• [WHAT THE TASK ASKS]: Reproduce exactly the lines below, from the first one through the line containing "Chart.register(...registerables);", and omit any pictures.

• [GIVEN MATERIAL]:
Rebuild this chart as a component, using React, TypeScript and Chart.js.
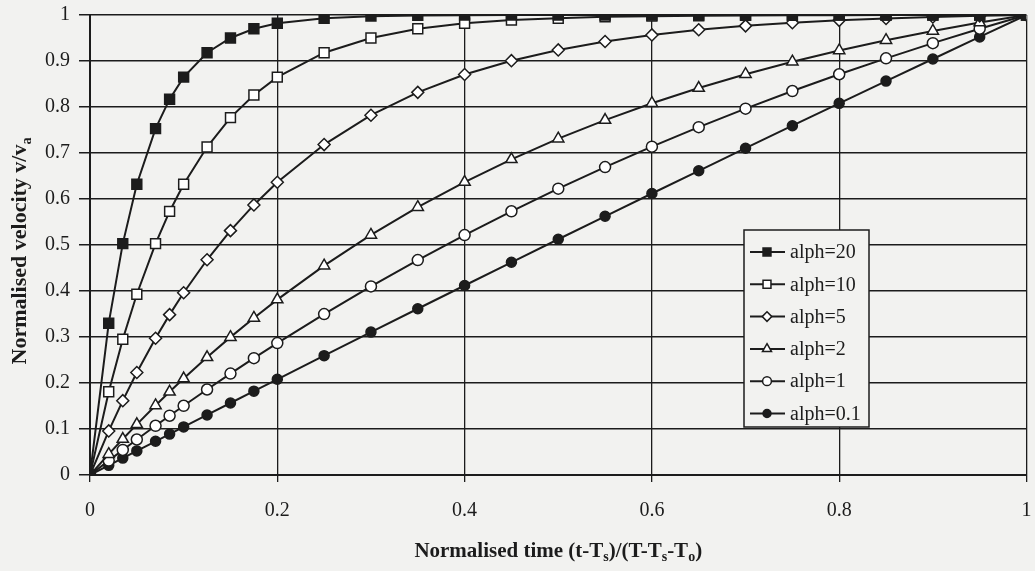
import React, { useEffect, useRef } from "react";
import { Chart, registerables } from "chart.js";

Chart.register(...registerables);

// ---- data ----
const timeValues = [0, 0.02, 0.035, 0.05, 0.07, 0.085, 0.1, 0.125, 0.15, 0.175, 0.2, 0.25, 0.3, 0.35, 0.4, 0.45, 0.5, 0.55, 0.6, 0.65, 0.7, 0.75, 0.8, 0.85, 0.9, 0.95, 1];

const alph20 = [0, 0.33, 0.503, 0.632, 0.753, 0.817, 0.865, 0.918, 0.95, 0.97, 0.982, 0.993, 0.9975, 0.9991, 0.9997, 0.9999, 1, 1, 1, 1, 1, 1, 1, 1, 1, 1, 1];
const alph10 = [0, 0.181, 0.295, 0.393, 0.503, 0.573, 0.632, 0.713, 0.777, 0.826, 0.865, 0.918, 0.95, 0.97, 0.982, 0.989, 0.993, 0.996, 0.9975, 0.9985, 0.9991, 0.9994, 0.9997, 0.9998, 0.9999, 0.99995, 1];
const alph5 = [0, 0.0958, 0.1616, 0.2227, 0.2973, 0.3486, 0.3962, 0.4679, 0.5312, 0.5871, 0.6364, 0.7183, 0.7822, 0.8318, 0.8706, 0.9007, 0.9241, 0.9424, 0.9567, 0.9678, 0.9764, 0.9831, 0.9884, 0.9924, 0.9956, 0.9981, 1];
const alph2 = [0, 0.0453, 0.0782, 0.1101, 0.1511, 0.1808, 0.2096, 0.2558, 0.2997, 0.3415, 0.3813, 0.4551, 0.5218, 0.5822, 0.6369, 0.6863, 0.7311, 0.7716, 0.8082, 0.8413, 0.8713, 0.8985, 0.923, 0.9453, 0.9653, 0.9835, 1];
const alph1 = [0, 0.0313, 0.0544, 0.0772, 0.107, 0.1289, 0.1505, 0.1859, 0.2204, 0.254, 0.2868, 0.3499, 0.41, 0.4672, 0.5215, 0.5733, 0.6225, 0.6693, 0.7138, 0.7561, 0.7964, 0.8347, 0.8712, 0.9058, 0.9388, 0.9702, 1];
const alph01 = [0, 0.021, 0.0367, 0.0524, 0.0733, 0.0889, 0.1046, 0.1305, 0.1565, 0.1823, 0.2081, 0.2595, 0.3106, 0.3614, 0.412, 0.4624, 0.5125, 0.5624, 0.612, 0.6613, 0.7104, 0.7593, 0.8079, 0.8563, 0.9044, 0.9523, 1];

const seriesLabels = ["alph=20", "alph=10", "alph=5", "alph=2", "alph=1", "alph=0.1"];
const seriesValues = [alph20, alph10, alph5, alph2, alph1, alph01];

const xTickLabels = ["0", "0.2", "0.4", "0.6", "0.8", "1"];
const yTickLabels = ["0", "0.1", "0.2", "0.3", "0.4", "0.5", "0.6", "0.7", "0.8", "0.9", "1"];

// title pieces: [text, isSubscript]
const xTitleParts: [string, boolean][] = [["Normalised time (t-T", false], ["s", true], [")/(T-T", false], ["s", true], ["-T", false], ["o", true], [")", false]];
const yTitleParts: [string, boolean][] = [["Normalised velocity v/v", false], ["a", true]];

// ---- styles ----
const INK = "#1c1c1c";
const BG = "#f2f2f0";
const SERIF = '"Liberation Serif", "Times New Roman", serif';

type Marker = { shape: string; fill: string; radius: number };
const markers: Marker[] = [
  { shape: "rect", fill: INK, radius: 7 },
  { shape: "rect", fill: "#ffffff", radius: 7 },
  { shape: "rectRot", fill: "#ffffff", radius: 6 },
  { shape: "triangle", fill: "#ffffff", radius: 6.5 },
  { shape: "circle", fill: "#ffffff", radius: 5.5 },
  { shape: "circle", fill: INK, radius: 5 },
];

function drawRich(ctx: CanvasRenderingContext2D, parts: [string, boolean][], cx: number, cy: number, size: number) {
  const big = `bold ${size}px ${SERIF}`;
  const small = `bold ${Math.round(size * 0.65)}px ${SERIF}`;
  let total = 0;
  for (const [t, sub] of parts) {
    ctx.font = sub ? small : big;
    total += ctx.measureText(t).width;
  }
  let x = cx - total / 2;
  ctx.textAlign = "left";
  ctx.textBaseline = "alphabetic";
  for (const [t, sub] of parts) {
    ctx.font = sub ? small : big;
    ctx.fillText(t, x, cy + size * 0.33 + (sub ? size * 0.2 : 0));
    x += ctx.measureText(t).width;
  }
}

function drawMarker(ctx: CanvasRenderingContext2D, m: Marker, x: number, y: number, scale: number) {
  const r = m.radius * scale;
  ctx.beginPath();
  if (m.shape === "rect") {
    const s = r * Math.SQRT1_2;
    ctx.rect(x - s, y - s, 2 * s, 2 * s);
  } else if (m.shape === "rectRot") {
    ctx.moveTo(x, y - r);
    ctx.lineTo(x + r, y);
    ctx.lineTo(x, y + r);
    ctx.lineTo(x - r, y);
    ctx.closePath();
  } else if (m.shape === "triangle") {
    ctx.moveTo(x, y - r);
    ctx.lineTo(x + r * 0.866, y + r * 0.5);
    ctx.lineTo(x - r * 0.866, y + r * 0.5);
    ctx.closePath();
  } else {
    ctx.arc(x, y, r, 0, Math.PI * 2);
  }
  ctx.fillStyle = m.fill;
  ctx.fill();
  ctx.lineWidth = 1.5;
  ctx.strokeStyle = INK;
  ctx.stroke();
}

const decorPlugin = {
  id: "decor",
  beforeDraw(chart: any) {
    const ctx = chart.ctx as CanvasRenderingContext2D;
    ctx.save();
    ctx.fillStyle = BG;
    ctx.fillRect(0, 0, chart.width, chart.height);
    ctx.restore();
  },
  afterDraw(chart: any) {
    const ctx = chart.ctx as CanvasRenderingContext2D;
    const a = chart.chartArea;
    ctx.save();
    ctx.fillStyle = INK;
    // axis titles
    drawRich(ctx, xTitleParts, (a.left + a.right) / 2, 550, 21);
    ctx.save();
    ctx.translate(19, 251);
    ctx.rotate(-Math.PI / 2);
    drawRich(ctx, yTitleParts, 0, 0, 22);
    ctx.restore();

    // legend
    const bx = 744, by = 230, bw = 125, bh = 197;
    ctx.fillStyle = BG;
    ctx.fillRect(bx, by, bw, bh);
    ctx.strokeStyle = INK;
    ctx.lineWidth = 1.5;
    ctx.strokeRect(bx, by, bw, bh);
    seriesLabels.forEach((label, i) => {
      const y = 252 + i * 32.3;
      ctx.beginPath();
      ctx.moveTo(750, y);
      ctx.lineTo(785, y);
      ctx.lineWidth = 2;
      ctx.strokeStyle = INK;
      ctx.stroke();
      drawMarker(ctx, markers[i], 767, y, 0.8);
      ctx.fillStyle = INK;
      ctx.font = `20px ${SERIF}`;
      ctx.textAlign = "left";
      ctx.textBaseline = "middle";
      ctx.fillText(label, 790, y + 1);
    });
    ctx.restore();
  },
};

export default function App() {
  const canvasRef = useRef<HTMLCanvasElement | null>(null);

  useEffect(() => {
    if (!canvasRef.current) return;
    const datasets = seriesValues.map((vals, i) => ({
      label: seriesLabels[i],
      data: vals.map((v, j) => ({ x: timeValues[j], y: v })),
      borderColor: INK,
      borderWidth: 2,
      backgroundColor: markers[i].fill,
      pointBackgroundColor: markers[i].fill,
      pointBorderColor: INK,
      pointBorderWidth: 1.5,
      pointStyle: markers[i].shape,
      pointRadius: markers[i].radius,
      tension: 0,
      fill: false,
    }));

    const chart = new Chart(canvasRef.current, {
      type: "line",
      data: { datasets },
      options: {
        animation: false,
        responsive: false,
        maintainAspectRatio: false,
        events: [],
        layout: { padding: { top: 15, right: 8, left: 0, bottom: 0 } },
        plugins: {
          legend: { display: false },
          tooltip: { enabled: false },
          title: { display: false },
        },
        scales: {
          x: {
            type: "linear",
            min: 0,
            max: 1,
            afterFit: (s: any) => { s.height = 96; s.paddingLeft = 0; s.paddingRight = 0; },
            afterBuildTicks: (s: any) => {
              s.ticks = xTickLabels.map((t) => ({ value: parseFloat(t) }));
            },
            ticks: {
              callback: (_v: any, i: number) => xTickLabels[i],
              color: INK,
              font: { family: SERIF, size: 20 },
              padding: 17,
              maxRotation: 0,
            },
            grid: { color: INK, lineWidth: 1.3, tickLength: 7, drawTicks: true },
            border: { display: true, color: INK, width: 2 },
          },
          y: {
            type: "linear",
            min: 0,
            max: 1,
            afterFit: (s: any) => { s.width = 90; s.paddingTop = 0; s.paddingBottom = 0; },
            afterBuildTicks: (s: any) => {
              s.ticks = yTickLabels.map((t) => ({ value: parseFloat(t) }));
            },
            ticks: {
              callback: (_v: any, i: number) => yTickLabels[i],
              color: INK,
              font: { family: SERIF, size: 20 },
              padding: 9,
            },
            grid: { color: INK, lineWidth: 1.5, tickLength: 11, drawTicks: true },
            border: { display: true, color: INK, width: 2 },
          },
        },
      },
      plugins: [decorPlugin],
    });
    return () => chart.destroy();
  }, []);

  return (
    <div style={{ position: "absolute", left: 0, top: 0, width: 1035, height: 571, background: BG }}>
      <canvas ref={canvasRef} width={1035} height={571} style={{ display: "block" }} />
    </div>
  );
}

• [EXERCISE RESPONSE]:
Rebuild this chart as a component, using React, TypeScript and Chart.js.
import React, { useEffect, useRef } from "react";
import { Chart, registerables } from "chart.js";

Chart.register(...registerables);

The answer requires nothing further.